The 19-year-old, who was born overseas and obtained Japanese nationality in 1997 after spending most of his life outside Japan, did not state the purpose of his trip to Lebanon.

However, it is believed he hoped to meet with his father, who is on an international wanted list in connection with the Japanese Red Army’s occupation of the U.S. Embassy in Kuala Lumpur in 1975. It was the youth’s first trip to the country since he obtained Japanese nationality.

The youth’s mother, Yukiko Ekita, 49, is also a Japanese Red Army member and is currently standing trial in Japan on charges of attempted murder. Neither the youth nor the father were named.

According to the police sources, the youth was born in a camp in Lebanon in 1981. He left the country for Latin America around 1993 and was with a 53-year-old Red Army member when she was detained in Peru in June 1996.

When he was found in Peru, he had no nationality. But he was allowed to enter Japan in July 1996.

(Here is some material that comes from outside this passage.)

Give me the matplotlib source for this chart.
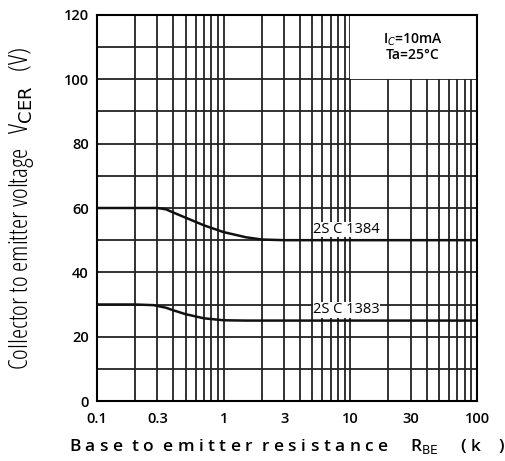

He was granted Japanese nationality in spring 1997 when the government acknowledged that he was the son of Japanese parents, the sources said.

Nine Red Army Faction members in 1970 hijacked a Japan Airlines plane bound from Tokyo to Fukuoka, taking it first to Seoul and then to Pyongyang.

The nine hijackers were given political asylum in North Korea. Three of them reportedly have since died. Eighteen of their 20 children have obtained Japanese citizenship.